Perfect example. Windows Vista 32-bit, before Service Pack 1, would report the actual amount of RAM that was installed and addressable. For people with 4 gigabytes of RAM, it would report 3.2 gigabytes or less.

People complained to their RAM manufacturer, to their computer builder, and to Microsoft. So for Service Pack 1, Microsoft changed the behaviour so Vista reports the amount of RAM installed, not the amount of RAM that is actually addressable.

There are people to this day who believe that the 3.2 gigabyte limitation in Vista 32-bit was a bug, and that SP1 fixed the bug and is allowing them to use all 4 gigabytes. These people don’t just silently believe it, they argue against people who actually know what they’re talking about.

Only 3.2 gigabytes (or less) of their memory is actually addressable. This is through design; parts of your computer that have their own memory (like SATA and graphics cards) need that amount taken out of the 4 gigabyte addressable total, otherwise the CPU has no way of accessing this external memory.

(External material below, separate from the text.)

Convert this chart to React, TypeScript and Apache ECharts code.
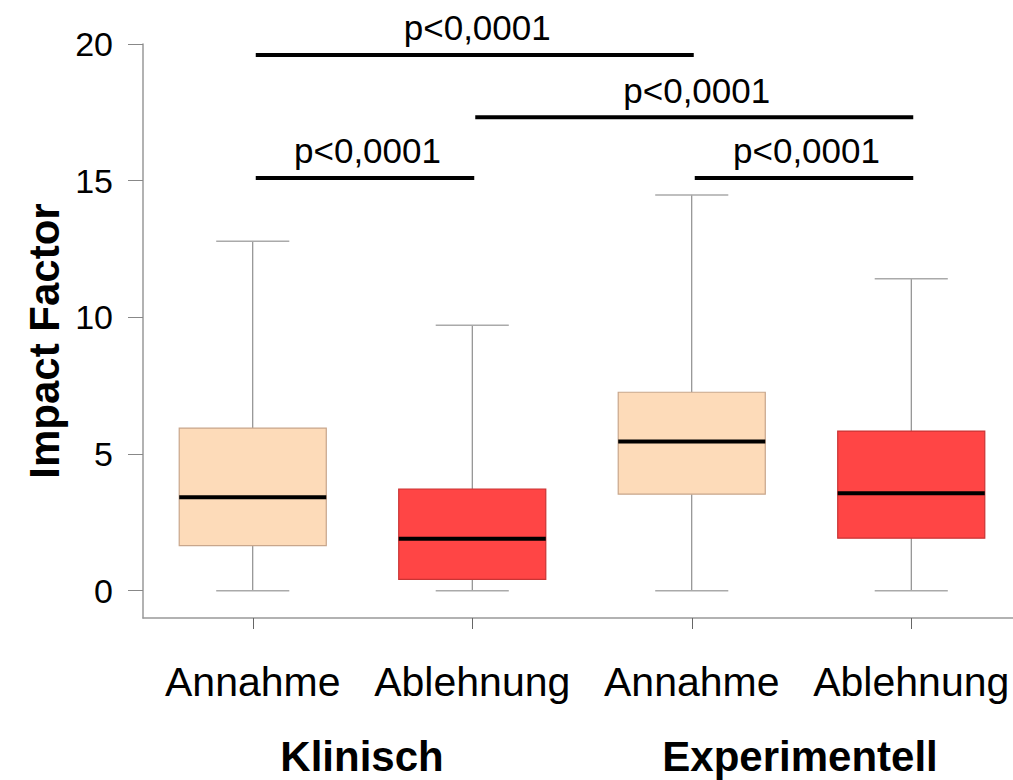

Upgrading to a 64-bit chip and operating system is the only real way to solve it. Server operating systems do support a thing called PAE which allows 32-bit processors and 32-bit PAE-aware operating systems to have a larger address space, but hardware drivers need to be written to be PAE-aware too otherwise they won’t work. XP and Vista do not support PAE, and even if they did, you’re highly unlikely to have PAE-compatible hardware drivers.

But people don’t want to switch to 64-bit. “None of my programs will work!”  “None of my hardware will work!”.   They don’t know that. Most of their programs would probably work. If their computer, software and peripherals work with Vista, they likely have 64-bit drivers and 64-bit-clean* programs (or 64-bit native ones) available.

*32-bit programs on 64-bit Windows get installed into the “Program Files (x86)” directory. If the 32-bit program tries to access its own files through a hard-coded path, through just regular “Program Files”, then it won’t find them. There are also seperate registries for 32-bit and 64-bit programs, which also can confuse some 32-bit programs.

If I say that a program is “64-bit clean”, then I mean that it runs cleanly on 64-bit Windows, without trying to access directories, registry and libraries the wrong way.